* Begin DATA EXCERPT *

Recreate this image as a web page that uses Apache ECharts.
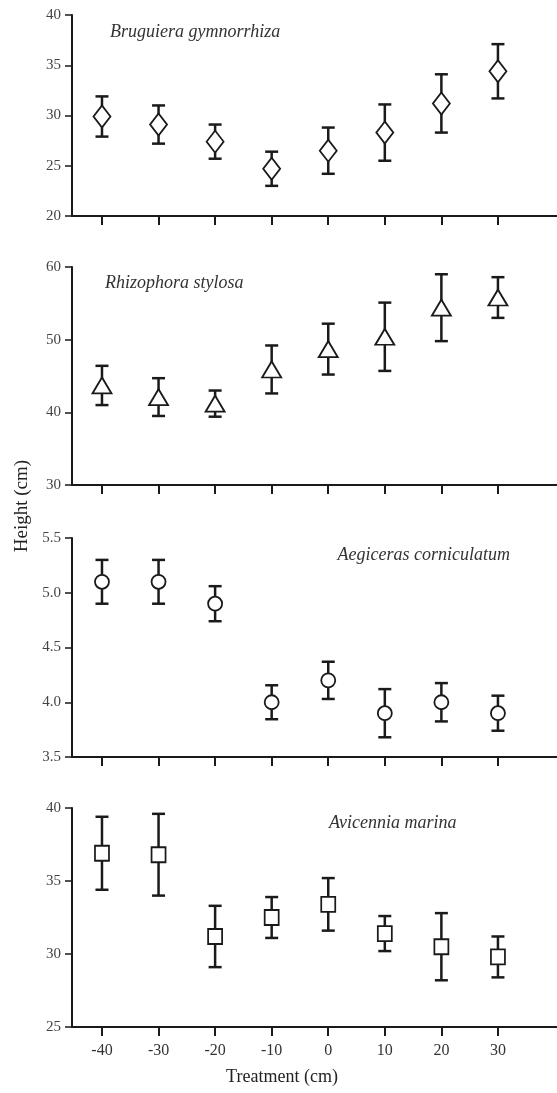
<!DOCTYPE html>
<html>
<head>
<meta charset="utf-8">
<script src="https://cdn.jsdelivr.net/npm/echarts@6/dist/echarts.min.js"></script>
<style>
  html, body { margin: 0; padding: 0; background: #fff; }
  #chart { width: 557px; height: 1093px; }
</style>
</head>
<body>
<div id="chart"></div>
<script>
// Water-level treatments (cm) shared by every panel
const treatments = [-40, -30, -20, -10, 0, 10, 20, 30];

// Mean height (cm) and error-bar half-width per species
const brugMean = [29.9, 29.1, 27.4, 24.7, 26.5, 28.3, 31.2, 34.4];
const brugErr  = [2.0, 1.9, 1.7, 1.7, 2.3, 2.8, 2.9, 2.7];

const rhizMean = [43.7, 42.1, 41.2, 45.9, 48.7, 50.4, 54.4, 55.8];
const rhizErr  = [2.7, 2.6, 1.8, 3.3, 3.5, 4.7, 4.6, 2.8];

const aegiMean = [5.1, 5.1, 4.9, 4.0, 4.2, 3.9, 4.0, 3.9];
const aegiErr  = [0.2, 0.2, 0.16, 0.155, 0.17, 0.22, 0.175, 0.16];

const aviMean  = [36.9, 36.8, 31.2, 32.5, 33.4, 31.4, 30.5, 29.8];
const aviErr   = [2.5, 2.8, 2.1, 1.4, 1.8, 1.2, 2.3, 1.4];

const speciesNames = ['Bruguiera gymnorrhiza', 'Rhizophora stylosa', 'Aegiceras corniculatum', 'Avicennia marina'];

const SERIF = '"Liberation Serif", "Times New Roman", serif';
const INK = '#1a1a1a';

const panels = [
  { mean: brugMean, err: brugErr, min: 20, max: 40, step: 5, symbol: 'diamond', size: [17, 22], top: 15, height: 201, dec: 0 },
  { mean: rhizMean, err: rhizErr, min: 30, max: 60, step: 10, symbol: 'triangle', size: [19, 16], top: 267, height: 218, dec: 0 },
  { mean: aegiMean, err: aegiErr, min: 3.5, max: 5.5, step: 0.5, symbol: 'circle', size: 14, top: 538, height: 219, dec: 1 },
  { mean: aviMean, err: aviErr, min: 25, max: 40, step: 5, symbol: 'rect', size: [14, 15], top: 808, height: 219, dec: 0 }
];

const grids = [], xAxes = [], yAxes = [], series = [];

panels.forEach((p, i) => {
  const last = i === panels.length - 1;
  grids.push({ left: 72, right: 0, top: p.top, height: p.height });

  xAxes.push({
    type: 'value', gridIndex: i, min: -45.3, max: 40.44,
    axisLine: { show: true, onZero: false, lineStyle: { color: INK, width: 2 } },
    axisTick: { show: true, inside: false, length: 9, customValues: treatments, lineStyle: { color: INK, width: 2 } },
    axisLabel: {
      show: last, customValues: treatments, margin: 16,
      fontFamily: SERIF, fontSize: 16, color: '#333'
    },
    splitLine: { show: false }
  });

  yAxes.push({
    type: 'value', gridIndex: i, min: p.min, max: p.max, interval: p.step,
    axisLine: { show: true, onZero: false, lineStyle: { color: INK, width: 2 } },
    axisTick: { show: true, inside: false, length: 7, lineStyle: { color: INK, width: 1.5 } },
    axisLabel: {
      margin: 11, fontFamily: SERIF, fontSize: 15, color: '#444',
      formatter: v => v.toFixed(p.dec)
    },
    splitLine: { show: false }
  });

  const rows = treatments.map((t, k) => [t, p.mean[k], p.err[k]]);

  // vertical error bar with caps
  series.push({
    type: 'custom', xAxisIndex: i, yAxisIndex: i, z: 2,
    data: rows,
    renderItem: (params, api) => {
      const x = api.value(0), m = api.value(1), e = api.value(2);
      const hi = api.coord([x, m + e]);
      const lo = api.coord([x, m - e]);
      const cap = 6.5;
      const style = { stroke: INK, lineWidth: 2.5 };
      return {
        type: 'group',
        children: [
          { type: 'line', shape: { x1: hi[0], y1: hi[1], x2: lo[0], y2: lo[1] }, style },
          { type: 'line', shape: { x1: hi[0] - cap, y1: hi[1], x2: hi[0] + cap, y2: hi[1] }, style },
          { type: 'line', shape: { x1: lo[0] - cap, y1: lo[1], x2: lo[0] + cap, y2: lo[1] }, style }
        ]
      };
    }
  });

  // open mean markers on top of the bars
  series.push({
    type: 'scatter', xAxisIndex: i, yAxisIndex: i, z: 3,
    symbol: p.symbol, symbolSize: p.size,
    itemStyle: { color: '#fff', borderColor: INK, borderWidth: 1.8, opacity: 1 },
    data: rows.map(r => [r[0], r[1]])
  });
});

const labelFont = 'italic 18px ' + SERIF;
const graphic = [
  { type: 'text', x: 110, y: 32, style: { text: speciesNames[0], font: labelFont, fill: '#333', textAlign: 'left', textVerticalAlign: 'middle', verticalAlign: 'middle' } },
  { type: 'text', x: 105, y: 283, style: { text: speciesNames[1], font: labelFont, fill: '#333', textAlign: 'left', textVerticalAlign: 'middle', verticalAlign: 'middle' } },
  { type: 'text', x: 510, y: 555, style: { text: speciesNames[2], font: labelFont, fill: '#333', textAlign: 'right', textVerticalAlign: 'middle', verticalAlign: 'middle' } },
  { type: 'text', x: 329, y: 823, style: { text: speciesNames[3], font: labelFont, fill: '#333', textAlign: 'left', textVerticalAlign: 'middle', verticalAlign: 'middle' } },
  { type: 'text', x: 22, y: 506, rotation: Math.PI / 2,
    style: { text: 'Height (cm)', font: '19px ' + SERIF, fill: '#222', textAlign: 'center', textVerticalAlign: 'middle', verticalAlign: 'middle' } },
  { type: 'text', x: 282, y: 1077,
    style: { text: 'Treatment (cm)', font: '18px ' + SERIF, fill: '#222', textAlign: 'center', textVerticalAlign: 'middle', verticalAlign: 'middle' } }
];

const chart = echarts.init(document.getElementById('chart'), null, { renderer: 'canvas' });
chart.setOption({
  backgroundColor: '#fff',
  animation: false,
  grid: grids,
  xAxis: xAxes,
  yAxis: yAxes,
  series: series,
  graphic: graphic
});
</script>
</body>
</html>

* End DATA EXCERPT *

WHAT THE TASK REQUIRES » Omit each picture, then return all of the listing exactly as it stands.

ANSWER FOR THIS EXERCISE »
Recreate this image as a web page that uses Apache ECharts.
<!DOCTYPE html>
<html>
<head>
<meta charset="utf-8">
<script src="https://cdn.jsdelivr.net/npm/echarts@6/dist/echarts.min.js"></script>
<style>
  html, body { margin: 0; padding: 0; background: #fff; }
  #chart { width: 557px; height: 1093px; }
</style>
</head>
<body>
<div id="chart"></div>
<script>
// Water-level treatments (cm) shared by every panel
const treatments = [-40, -30, -20, -10, 0, 10, 20, 30];

// Mean height (cm) and error-bar half-width per species
const brugMean = [29.9, 29.1, 27.4, 24.7, 26.5, 28.3, 31.2, 34.4];
const brugErr  = [2.0, 1.9, 1.7, 1.7, 2.3, 2.8, 2.9, 2.7];

const rhizMean = [43.7, 42.1, 41.2, 45.9, 48.7, 50.4, 54.4, 55.8];
const rhizErr  = [2.7, 2.6, 1.8, 3.3, 3.5, 4.7, 4.6, 2.8];

const aegiMean = [5.1, 5.1, 4.9, 4.0, 4.2, 3.9, 4.0, 3.9];
const aegiErr  = [0.2, 0.2, 0.16, 0.155, 0.17, 0.22, 0.175, 0.16];

const aviMean  = [36.9, 36.8, 31.2, 32.5, 33.4, 31.4, 30.5, 29.8];
const aviErr   = [2.5, 2.8, 2.1, 1.4, 1.8, 1.2, 2.3, 1.4];

const speciesNames = ['Bruguiera gymnorrhiza', 'Rhizophora stylosa', 'Aegiceras corniculatum', 'Avicennia marina'];

const SERIF = '"Liberation Serif", "Times New Roman", serif';
const INK = '#1a1a1a';

const panels = [
  { mean: brugMean, err: brugErr, min: 20, max: 40, step: 5, symbol: 'diamond', size: [17, 22], top: 15, height: 201, dec: 0 },
  { mean: rhizMean, err: rhizErr, min: 30, max: 60, step: 10, symbol: 'triangle', size: [19, 16], top: 267, height: 218, dec: 0 },
  { mean: aegiMean, err: aegiErr, min: 3.5, max: 5.5, step: 0.5, symbol: 'circle', size: 14, top: 538, height: 219, dec: 1 },
  { mean: aviMean, err: aviErr, min: 25, max: 40, step: 5, symbol: 'rect', size: [14, 15], top: 808, height: 219, dec: 0 }
];

const grids = [], xAxes = [], yAxes = [], series = [];

panels.forEach((p, i) => {
  const last = i === panels.length - 1;
  grids.push({ left: 72, right: 0, top: p.top, height: p.height });

  xAxes.push({
    type: 'value', gridIndex: i, min: -45.3, max: 40.44,
    axisLine: { show: true, onZero: false, lineStyle: { color: INK, width: 2 } },
    axisTick: { show: true, inside: false, length: 9, customValues: treatments, lineStyle: { color: INK, width: 2 } },
    axisLabel: {
      show: last, customValues: treatments, margin: 16,
      fontFamily: SERIF, fontSize: 16, color: '#333'
    },
    splitLine: { show: false }
  });

  yAxes.push({
    type: 'value', gridIndex: i, min: p.min, max: p.max, interval: p.step,
    axisLine: { show: true, onZero: false, lineStyle: { color: INK, width: 2 } },
    axisTick: { show: true, inside: false, length: 7, lineStyle: { color: INK, width: 1.5 } },
    axisLabel: {
      margin: 11, fontFamily: SERIF, fontSize: 15, color: '#444',
      formatter: v => v.toFixed(p.dec)
    },
    splitLine: { show: false }
  });

  const rows = treatments.map((t, k) => [t, p.mean[k], p.err[k]]);

  // vertical error bar with caps
  series.push({
    type: 'custom', xAxisIndex: i, yAxisIndex: i, z: 2,
    data: rows,
    renderItem: (params, api) => {
      const x = api.value(0), m = api.value(1), e = api.value(2);
      const hi = api.coord([x, m + e]);
      const lo = api.coord([x, m - e]);
      const cap = 6.5;
      const style = { stroke: INK, lineWidth: 2.5 };
      return {
        type: 'group',
        children: [
          { type: 'line', shape: { x1: hi[0], y1: hi[1], x2: lo[0], y2: lo[1] }, style },
          { type: 'line', shape: { x1: hi[0] - cap, y1: hi[1], x2: hi[0] + cap, y2: hi[1] }, style },
          { type: 'line', shape: { x1: lo[0] - cap, y1: lo[1], x2: lo[0] + cap, y2: lo[1] }, style }
        ]
      };
    }
  });

  // open mean markers on top of the bars
  series.push({
    type: 'scatter', xAxisIndex: i, yAxisIndex: i, z: 3,
    symbol: p.symbol, symbolSize: p.size,
    itemStyle: { color: '#fff', borderColor: INK, borderWidth: 1.8, opacity: 1 },
    data: rows.map(r => [r[0], r[1]])
  });
});

const labelFont = 'italic 18px ' + SERIF;
const graphic = [
  { type: 'text', x: 110, y: 32, style: { text: speciesNames[0], font: labelFont, fill: '#333', textAlign: 'left', textVerticalAlign: 'middle', verticalAlign: 'middle' } },
  { type: 'text', x: 105, y: 283, style: { text: speciesNames[1], font: labelFont, fill: '#333', textAlign: 'left', textVerticalAlign: 'middle', verticalAlign: 'middle' } },
  { type: 'text', x: 510, y: 555, style: { text: speciesNames[2], font: labelFont, fill: '#333', textAlign: 'right', textVerticalAlign: 'middle', verticalAlign: 'middle' } },
  { type: 'text', x: 329, y: 823, style: { text: speciesNames[3], font: labelFont, fill: '#333', textAlign: 'left', textVerticalAlign: 'middle', verticalAlign: 'middle' } },
  { type: 'text', x: 22, y: 506, rotation: Math.PI / 2,
    style: { text: 'Height (cm)', font: '19px ' + SERIF, fill: '#222', textAlign: 'center', textVerticalAlign: 'middle', verticalAlign: 'middle' } },
  { type: 'text', x: 282, y: 1077,
    style: { text: 'Treatment (cm)', font: '18px ' + SERIF, fill: '#222', textAlign: 'center', textVerticalAlign: 'middle', verticalAlign: 'middle' } }
];

const chart = echarts.init(document.getElementById('chart'), null, { renderer: 'canvas' });
chart.setOption({
  backgroundColor: '#fff',
  animation: false,
  grid: grids,
  xAxis: xAxes,
  yAxis: yAxes,
  series: series,
  graphic: graphic
});
</script>
</body>
</html>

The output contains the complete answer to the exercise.